▼

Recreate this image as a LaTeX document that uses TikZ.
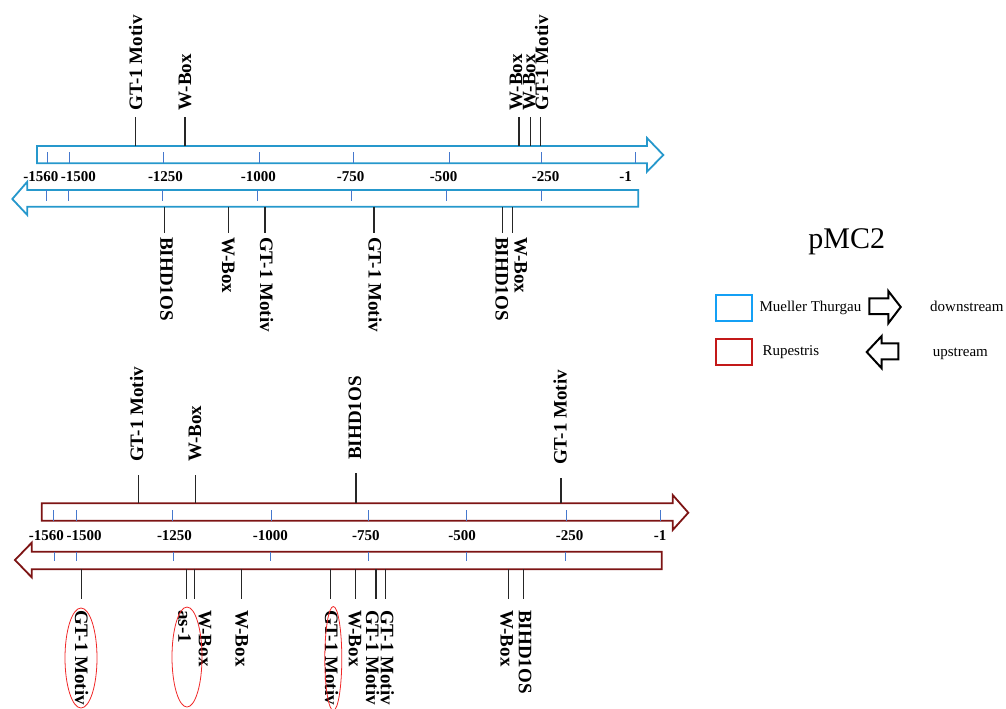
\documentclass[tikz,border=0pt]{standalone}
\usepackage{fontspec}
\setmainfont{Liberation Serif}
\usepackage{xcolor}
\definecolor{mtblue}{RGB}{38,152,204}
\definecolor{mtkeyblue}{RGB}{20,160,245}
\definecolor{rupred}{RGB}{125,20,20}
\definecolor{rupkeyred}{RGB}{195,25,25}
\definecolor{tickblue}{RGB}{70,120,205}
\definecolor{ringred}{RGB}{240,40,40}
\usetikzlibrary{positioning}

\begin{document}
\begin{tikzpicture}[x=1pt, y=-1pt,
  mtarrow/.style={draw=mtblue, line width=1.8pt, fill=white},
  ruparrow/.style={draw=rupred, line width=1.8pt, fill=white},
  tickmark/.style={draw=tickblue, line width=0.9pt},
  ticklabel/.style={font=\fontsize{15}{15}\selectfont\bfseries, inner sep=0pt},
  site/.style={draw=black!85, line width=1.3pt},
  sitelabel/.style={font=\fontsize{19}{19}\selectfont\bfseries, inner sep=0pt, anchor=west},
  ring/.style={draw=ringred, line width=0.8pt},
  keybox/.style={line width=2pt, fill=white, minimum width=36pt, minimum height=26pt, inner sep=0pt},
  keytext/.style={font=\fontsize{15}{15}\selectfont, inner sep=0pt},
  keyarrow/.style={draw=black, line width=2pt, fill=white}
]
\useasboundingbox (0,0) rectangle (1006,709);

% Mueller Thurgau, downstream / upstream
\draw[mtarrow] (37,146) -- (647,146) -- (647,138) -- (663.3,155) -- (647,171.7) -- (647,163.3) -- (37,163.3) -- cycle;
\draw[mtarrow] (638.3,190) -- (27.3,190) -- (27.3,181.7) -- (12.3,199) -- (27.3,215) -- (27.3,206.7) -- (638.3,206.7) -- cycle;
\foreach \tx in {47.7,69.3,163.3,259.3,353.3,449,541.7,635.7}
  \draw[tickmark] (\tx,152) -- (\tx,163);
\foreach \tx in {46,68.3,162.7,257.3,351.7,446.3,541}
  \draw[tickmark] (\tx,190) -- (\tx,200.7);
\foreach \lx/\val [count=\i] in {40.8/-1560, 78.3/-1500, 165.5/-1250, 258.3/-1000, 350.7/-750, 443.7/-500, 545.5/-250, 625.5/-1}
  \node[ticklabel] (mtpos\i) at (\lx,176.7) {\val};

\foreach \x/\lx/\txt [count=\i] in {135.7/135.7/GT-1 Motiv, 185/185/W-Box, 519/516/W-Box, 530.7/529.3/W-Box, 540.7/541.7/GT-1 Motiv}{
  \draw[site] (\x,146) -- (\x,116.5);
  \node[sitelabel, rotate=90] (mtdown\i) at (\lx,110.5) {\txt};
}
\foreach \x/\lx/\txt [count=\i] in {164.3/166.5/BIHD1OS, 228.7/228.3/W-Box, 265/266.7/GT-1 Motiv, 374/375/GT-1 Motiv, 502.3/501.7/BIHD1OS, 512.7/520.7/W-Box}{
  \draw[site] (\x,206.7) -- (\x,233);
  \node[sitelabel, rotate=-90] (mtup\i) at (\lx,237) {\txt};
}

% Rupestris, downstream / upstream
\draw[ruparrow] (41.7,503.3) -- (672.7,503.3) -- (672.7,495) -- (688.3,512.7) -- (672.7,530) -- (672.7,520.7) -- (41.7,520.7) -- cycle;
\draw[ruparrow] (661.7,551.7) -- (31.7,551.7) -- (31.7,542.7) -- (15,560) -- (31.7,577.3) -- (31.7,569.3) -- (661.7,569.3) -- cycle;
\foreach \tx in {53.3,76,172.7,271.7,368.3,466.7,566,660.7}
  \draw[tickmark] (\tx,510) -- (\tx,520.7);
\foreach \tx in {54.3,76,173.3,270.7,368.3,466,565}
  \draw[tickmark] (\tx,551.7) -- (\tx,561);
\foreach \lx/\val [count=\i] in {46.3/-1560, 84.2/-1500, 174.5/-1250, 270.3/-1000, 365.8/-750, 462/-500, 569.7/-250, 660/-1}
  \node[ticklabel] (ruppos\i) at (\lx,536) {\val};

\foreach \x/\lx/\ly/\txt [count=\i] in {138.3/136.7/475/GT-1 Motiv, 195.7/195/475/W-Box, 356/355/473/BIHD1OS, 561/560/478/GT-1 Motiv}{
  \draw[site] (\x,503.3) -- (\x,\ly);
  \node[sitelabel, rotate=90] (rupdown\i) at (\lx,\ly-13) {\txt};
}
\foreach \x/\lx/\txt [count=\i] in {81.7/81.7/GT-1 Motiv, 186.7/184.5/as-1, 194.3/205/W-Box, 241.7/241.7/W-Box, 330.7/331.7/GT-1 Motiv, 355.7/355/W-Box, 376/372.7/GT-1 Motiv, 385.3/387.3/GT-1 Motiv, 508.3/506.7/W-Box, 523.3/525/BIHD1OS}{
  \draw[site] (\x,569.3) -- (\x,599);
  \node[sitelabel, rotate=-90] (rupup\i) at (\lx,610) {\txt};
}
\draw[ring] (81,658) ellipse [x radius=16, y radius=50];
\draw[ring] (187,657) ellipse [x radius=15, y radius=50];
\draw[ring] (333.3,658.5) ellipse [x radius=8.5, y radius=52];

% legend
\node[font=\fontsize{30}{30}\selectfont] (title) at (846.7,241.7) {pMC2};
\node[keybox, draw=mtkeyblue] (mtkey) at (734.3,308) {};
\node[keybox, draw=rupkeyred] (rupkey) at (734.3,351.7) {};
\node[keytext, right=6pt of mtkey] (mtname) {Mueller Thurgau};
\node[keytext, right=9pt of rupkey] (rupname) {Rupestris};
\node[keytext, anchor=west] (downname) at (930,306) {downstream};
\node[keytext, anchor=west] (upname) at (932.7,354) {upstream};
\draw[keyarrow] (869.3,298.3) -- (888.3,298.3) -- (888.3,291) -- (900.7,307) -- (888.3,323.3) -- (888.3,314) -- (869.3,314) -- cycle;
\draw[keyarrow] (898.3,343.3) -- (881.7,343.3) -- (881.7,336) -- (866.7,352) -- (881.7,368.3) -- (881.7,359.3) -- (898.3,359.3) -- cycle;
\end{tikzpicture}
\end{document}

▲
▼

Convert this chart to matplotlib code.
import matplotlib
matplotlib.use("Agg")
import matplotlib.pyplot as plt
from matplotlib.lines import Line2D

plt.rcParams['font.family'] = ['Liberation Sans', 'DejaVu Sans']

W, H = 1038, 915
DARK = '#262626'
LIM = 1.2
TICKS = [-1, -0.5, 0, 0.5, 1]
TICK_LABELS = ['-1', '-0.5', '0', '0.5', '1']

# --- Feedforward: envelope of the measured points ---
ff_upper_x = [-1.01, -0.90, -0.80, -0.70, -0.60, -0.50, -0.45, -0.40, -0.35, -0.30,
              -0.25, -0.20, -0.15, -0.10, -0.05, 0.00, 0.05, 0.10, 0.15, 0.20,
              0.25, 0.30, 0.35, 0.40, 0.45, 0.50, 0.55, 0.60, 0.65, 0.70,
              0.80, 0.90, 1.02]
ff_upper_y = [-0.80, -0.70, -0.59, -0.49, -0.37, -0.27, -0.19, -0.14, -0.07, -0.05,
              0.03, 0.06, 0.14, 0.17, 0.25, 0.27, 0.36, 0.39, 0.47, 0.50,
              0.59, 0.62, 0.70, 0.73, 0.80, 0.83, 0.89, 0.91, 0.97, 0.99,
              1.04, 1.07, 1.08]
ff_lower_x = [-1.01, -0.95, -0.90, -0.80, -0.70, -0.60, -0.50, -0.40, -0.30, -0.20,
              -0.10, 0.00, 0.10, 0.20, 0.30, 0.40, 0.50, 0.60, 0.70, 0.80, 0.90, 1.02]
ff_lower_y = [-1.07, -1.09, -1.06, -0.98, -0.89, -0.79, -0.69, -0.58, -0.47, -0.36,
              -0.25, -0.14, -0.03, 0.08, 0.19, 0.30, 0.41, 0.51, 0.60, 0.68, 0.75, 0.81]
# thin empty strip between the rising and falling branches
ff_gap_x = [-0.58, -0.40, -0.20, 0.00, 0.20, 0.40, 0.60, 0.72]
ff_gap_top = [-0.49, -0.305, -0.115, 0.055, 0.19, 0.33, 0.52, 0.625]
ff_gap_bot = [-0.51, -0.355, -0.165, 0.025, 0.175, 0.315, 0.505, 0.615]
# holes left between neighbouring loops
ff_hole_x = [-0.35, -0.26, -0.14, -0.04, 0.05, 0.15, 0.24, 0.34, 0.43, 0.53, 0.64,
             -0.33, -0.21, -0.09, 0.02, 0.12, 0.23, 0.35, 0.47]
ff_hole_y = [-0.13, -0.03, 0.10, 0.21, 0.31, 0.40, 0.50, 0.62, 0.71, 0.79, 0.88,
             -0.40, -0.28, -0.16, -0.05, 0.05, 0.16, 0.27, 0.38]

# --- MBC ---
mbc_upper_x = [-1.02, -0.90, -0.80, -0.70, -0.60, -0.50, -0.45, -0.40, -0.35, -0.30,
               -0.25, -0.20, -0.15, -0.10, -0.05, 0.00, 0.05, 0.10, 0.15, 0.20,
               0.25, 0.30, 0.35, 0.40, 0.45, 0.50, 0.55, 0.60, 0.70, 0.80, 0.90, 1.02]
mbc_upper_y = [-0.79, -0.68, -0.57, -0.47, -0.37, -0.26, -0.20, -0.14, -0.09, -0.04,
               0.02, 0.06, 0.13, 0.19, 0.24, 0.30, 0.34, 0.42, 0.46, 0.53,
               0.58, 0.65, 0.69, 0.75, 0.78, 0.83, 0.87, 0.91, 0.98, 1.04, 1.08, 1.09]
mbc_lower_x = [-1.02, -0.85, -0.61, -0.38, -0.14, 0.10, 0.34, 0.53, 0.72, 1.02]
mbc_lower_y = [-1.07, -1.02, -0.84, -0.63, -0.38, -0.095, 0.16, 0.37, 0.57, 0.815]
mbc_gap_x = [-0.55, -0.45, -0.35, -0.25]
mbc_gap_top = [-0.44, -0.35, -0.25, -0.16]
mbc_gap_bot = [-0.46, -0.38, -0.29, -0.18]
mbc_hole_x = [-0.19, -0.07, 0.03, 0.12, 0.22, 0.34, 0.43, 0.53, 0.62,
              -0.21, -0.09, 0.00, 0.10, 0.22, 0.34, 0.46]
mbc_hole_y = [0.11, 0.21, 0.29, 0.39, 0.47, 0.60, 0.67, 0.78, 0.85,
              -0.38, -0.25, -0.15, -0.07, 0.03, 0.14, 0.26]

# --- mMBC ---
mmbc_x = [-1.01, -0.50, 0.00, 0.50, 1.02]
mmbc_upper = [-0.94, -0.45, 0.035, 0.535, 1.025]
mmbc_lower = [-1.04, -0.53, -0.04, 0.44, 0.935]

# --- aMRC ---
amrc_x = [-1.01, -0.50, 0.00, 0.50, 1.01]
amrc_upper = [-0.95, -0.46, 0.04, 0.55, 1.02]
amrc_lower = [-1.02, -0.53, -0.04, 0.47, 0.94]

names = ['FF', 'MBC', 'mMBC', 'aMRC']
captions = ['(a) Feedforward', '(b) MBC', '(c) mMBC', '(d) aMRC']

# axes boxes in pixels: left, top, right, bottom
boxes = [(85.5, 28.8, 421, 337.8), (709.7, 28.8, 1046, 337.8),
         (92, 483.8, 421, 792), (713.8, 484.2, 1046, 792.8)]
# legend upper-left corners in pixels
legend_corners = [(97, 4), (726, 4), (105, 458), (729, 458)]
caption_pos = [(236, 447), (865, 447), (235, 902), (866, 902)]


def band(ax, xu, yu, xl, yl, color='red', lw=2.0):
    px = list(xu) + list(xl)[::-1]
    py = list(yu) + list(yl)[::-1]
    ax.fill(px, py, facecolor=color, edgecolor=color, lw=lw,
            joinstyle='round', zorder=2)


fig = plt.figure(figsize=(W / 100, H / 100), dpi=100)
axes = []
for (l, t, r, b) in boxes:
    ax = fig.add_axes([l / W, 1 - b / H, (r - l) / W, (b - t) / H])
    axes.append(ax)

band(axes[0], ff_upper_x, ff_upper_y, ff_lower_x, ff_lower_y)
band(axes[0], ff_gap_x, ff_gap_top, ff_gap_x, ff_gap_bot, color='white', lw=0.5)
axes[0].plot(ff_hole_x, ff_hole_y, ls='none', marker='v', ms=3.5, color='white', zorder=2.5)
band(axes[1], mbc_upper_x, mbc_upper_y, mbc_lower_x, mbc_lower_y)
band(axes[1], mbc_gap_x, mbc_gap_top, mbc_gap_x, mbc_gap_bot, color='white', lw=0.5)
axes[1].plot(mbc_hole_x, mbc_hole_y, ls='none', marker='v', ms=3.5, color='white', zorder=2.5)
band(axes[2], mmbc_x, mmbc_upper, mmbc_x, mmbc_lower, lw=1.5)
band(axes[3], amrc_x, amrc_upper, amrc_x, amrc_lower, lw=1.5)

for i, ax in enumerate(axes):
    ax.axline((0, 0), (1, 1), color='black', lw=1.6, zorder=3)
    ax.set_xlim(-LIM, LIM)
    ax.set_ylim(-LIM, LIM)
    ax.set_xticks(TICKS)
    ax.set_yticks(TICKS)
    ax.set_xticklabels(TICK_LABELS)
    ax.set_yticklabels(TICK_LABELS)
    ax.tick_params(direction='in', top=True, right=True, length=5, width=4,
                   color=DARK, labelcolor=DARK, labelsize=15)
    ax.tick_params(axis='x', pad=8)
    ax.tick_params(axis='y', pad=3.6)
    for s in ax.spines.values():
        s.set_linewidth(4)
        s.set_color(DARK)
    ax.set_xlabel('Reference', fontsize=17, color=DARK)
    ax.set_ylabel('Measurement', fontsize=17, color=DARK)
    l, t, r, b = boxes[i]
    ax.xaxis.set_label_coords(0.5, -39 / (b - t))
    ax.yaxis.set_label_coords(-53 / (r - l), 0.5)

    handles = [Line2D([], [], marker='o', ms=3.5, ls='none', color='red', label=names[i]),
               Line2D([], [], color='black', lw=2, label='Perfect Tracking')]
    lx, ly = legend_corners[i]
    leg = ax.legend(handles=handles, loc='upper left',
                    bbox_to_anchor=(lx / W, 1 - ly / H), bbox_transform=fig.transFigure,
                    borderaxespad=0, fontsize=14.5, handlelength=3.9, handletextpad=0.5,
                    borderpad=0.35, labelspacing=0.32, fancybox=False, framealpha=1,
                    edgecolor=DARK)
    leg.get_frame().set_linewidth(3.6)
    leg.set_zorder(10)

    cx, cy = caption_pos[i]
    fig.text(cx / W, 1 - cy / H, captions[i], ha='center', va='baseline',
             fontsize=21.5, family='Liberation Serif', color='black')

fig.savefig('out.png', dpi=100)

▲

● **WHAT THE EXERCISE ASKS**: Start with the line that includes "Recreate this image" and finish with the line that includes "(0,0) rectangle (1006,709);": reproduce those lines exactly, nothing before or after, and omit any pictures.

● **ANSWER**:
Recreate this image as a LaTeX document that uses TikZ.
\documentclass[tikz,border=0pt]{standalone}
\usepackage{fontspec}
\setmainfont{Liberation Serif}
\usepackage{xcolor}
\definecolor{mtblue}{RGB}{38,152,204}
\definecolor{mtkeyblue}{RGB}{20,160,245}
\definecolor{rupred}{RGB}{125,20,20}
\definecolor{rupkeyred}{RGB}{195,25,25}
\definecolor{tickblue}{RGB}{70,120,205}
\definecolor{ringred}{RGB}{240,40,40}
\usetikzlibrary{positioning}

\begin{document}
\begin{tikzpicture}[x=1pt, y=-1pt,
  mtarrow/.style={draw=mtblue, line width=1.8pt, fill=white},
  ruparrow/.style={draw=rupred, line width=1.8pt, fill=white},
  tickmark/.style={draw=tickblue, line width=0.9pt},
  ticklabel/.style={font=\fontsize{15}{15}\selectfont\bfseries, inner sep=0pt},
  site/.style={draw=black!85, line width=1.3pt},
  sitelabel/.style={font=\fontsize{19}{19}\selectfont\bfseries, inner sep=0pt, anchor=west},
  ring/.style={draw=ringred, line width=0.8pt},
  keybox/.style={line width=2pt, fill=white, minimum width=36pt, minimum height=26pt, inner sep=0pt},
  keytext/.style={font=\fontsize{15}{15}\selectfont, inner sep=0pt},
  keyarrow/.style={draw=black, line width=2pt, fill=white}
]
\useasboundingbox (0,0) rectangle (1006,709);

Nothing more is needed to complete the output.